··· The data
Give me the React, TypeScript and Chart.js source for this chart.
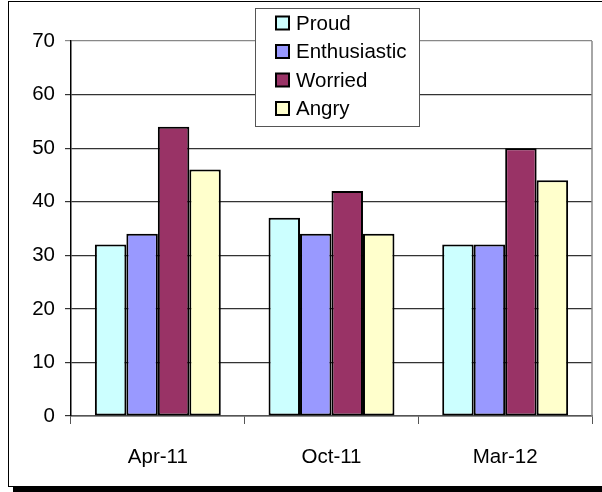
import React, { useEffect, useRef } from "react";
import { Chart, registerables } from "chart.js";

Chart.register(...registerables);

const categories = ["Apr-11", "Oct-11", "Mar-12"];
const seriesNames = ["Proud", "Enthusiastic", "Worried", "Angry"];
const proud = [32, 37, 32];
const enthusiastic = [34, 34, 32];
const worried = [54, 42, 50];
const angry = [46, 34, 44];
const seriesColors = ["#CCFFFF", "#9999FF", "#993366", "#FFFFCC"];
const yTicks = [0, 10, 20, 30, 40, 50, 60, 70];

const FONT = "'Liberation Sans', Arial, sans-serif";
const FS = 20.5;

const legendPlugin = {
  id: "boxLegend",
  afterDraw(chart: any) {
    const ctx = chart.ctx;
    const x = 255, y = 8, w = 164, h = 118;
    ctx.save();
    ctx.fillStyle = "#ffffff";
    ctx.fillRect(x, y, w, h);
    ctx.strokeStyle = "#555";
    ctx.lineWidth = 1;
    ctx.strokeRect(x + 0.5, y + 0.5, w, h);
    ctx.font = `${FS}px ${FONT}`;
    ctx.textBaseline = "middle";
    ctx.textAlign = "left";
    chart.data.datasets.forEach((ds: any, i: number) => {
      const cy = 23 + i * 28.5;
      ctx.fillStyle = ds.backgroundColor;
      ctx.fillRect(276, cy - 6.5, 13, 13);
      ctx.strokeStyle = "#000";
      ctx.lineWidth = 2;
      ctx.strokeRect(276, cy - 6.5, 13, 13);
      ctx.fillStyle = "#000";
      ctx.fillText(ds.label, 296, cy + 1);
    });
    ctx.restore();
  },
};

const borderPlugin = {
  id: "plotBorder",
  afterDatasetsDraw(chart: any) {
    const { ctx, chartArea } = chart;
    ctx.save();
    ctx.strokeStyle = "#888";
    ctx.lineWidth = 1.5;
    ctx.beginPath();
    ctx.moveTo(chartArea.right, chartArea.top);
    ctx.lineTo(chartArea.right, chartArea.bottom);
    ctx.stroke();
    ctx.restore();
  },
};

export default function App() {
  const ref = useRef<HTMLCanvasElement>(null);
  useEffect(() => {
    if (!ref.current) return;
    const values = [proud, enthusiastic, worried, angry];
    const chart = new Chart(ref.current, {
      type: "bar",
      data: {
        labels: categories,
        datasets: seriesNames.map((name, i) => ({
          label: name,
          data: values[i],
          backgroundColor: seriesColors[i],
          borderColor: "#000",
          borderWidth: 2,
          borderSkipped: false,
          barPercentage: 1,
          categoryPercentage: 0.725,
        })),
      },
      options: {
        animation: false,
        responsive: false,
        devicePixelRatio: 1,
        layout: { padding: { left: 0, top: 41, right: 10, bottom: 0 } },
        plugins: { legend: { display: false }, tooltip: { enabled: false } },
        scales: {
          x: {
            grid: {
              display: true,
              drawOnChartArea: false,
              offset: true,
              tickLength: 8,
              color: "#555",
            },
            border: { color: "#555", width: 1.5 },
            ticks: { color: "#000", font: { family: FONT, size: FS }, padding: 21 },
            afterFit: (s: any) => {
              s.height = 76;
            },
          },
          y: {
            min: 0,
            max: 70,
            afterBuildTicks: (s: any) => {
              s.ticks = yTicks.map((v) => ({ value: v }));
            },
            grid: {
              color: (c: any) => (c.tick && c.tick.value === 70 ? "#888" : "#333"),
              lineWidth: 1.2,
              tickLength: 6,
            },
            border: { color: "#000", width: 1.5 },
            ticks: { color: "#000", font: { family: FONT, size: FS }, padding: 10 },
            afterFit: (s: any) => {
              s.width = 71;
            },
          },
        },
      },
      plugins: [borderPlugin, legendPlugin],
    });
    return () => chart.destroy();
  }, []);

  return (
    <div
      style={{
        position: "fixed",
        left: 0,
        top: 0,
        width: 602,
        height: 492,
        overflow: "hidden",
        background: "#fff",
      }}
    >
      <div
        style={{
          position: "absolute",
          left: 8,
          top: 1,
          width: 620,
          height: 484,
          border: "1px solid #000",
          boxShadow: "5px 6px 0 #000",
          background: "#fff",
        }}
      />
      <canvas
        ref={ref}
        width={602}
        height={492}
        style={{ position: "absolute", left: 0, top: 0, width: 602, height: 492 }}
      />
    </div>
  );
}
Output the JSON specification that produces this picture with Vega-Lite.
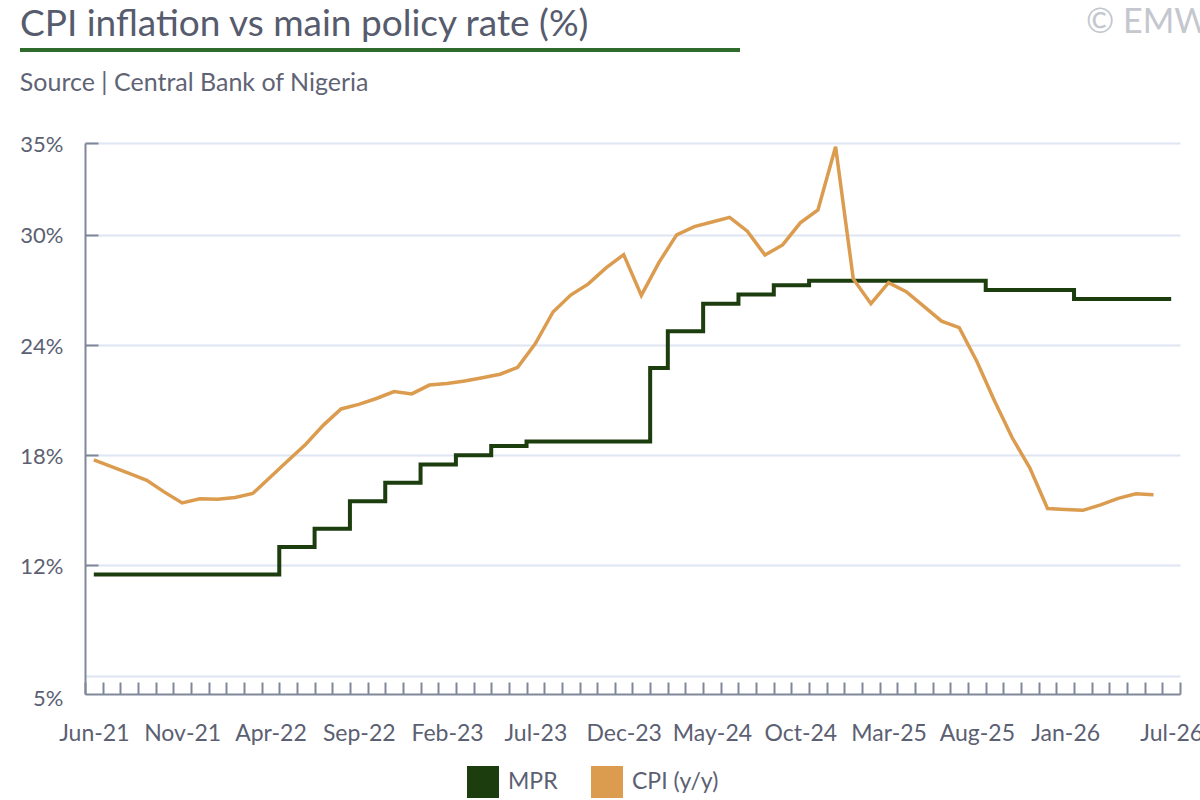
······
## Problem statement
Transcribe the complete set of entries verbatim. No pictures belong in the copy.

## Response below
Give me the React, TypeScript and Chart.js source for this chart.
import React, { useEffect, useRef } from "react";
import { Chart, registerables } from "chart.js";

Chart.register(...registerables);

const categories = ["Apr-11", "Oct-11", "Mar-12"];
const seriesNames = ["Proud", "Enthusiastic", "Worried", "Angry"];
const proud = [32, 37, 32];
const enthusiastic = [34, 34, 32];
const worried = [54, 42, 50];
const angry = [46, 34, 44];
const seriesColors = ["#CCFFFF", "#9999FF", "#993366", "#FFFFCC"];
const yTicks = [0, 10, 20, 30, 40, 50, 60, 70];

const FONT = "'Liberation Sans', Arial, sans-serif";
const FS = 20.5;

const legendPlugin = {
  id: "boxLegend",
  afterDraw(chart: any) {
    const ctx = chart.ctx;
    const x = 255, y = 8, w = 164, h = 118;
    ctx.save();
    ctx.fillStyle = "#ffffff";
    ctx.fillRect(x, y, w, h);
    ctx.strokeStyle = "#555";
    ctx.lineWidth = 1;
    ctx.strokeRect(x + 0.5, y + 0.5, w, h);
    ctx.font = `${FS}px ${FONT}`;
    ctx.textBaseline = "middle";
    ctx.textAlign = "left";
    chart.data.datasets.forEach((ds: any, i: number) => {
      const cy = 23 + i * 28.5;
      ctx.fillStyle = ds.backgroundColor;
      ctx.fillRect(276, cy - 6.5, 13, 13);
      ctx.strokeStyle = "#000";
      ctx.lineWidth = 2;
      ctx.strokeRect(276, cy - 6.5, 13, 13);
      ctx.fillStyle = "#000";
      ctx.fillText(ds.label, 296, cy + 1);
    });
    ctx.restore();
  },
};

const borderPlugin = {
  id: "plotBorder",
  afterDatasetsDraw(chart: any) {
    const { ctx, chartArea } = chart;
    ctx.save();
    ctx.strokeStyle = "#888";
    ctx.lineWidth = 1.5;
    ctx.beginPath();
    ctx.moveTo(chartArea.right, chartArea.top);
    ctx.lineTo(chartArea.right, chartArea.bottom);
    ctx.stroke();
    ctx.restore();
  },
};

export default function App() {
  const ref = useRef<HTMLCanvasElement>(null);
  useEffect(() => {
    if (!ref.current) return;
    const values = [proud, enthusiastic, worried, angry];
    const chart = new Chart(ref.current, {
      type: "bar",
      data: {
        labels: categories,
        datasets: seriesNames.map((name, i) => ({
          label: name,
          data: values[i],
          backgroundColor: seriesColors[i],
          borderColor: "#000",
          borderWidth: 2,
          borderSkipped: false,
          barPercentage: 1,
          categoryPercentage: 0.725,
        })),
      },
      options: {
        animation: false,
        responsive: false,
        devicePixelRatio: 1,
        layout: { padding: { left: 0, top: 41, right: 10, bottom: 0 } },
        plugins: { legend: { display: false }, tooltip: { enabled: false } },
        scales: {
          x: {
            grid: {
              display: true,
              drawOnChartArea: false,
              offset: true,
              tickLength: 8,
              color: "#555",
            },
            border: { color: "#555", width: 1.5 },
            ticks: { color: "#000", font: { family: FONT, size: FS }, padding: 21 },
            afterFit: (s: any) => {
              s.height = 76;
            },
          },
          y: {
            min: 0,
            max: 70,
            afterBuildTicks: (s: any) => {
              s.ticks = yTicks.map((v) => ({ value: v }));
            },
            grid: {
              color: (c: any) => (c.tick && c.tick.value === 70 ? "#888" : "#333"),
              lineWidth: 1.2,
              tickLength: 6,
            },
            border: { color: "#000", width: 1.5 },
            ticks: { color: "#000", font: { family: FONT, size: FS }, padding: 10 },
            afterFit: (s: any) => {
              s.width = 71;
            },
          },
        },
      },
      plugins: [borderPlugin, legendPlugin],
    });
    return () => chart.destroy();
  }, []);

  return (
    <div
      style={{
        position: "fixed",
        left: 0,
        top: 0,
        width: 602,
        height: 492,
        overflow: "hidden",
        background: "#fff",
      }}
    >
      <div
        style={{
          position: "absolute",
          left: 8,
          top: 1,
          width: 620,
          height: 484,
          border: "1px solid #000",
          boxShadow: "5px 6px 0 #000",
          background: "#fff",
        }}
      />
      <canvas
        ref={ref}
        width={602}
        height={492}
        style={{ position: "absolute", left: 0, top: 0, width: 602, height: 492 }}
      />
    </div>
  );
}
Output the JSON specification that produces this picture with Vega-Lite.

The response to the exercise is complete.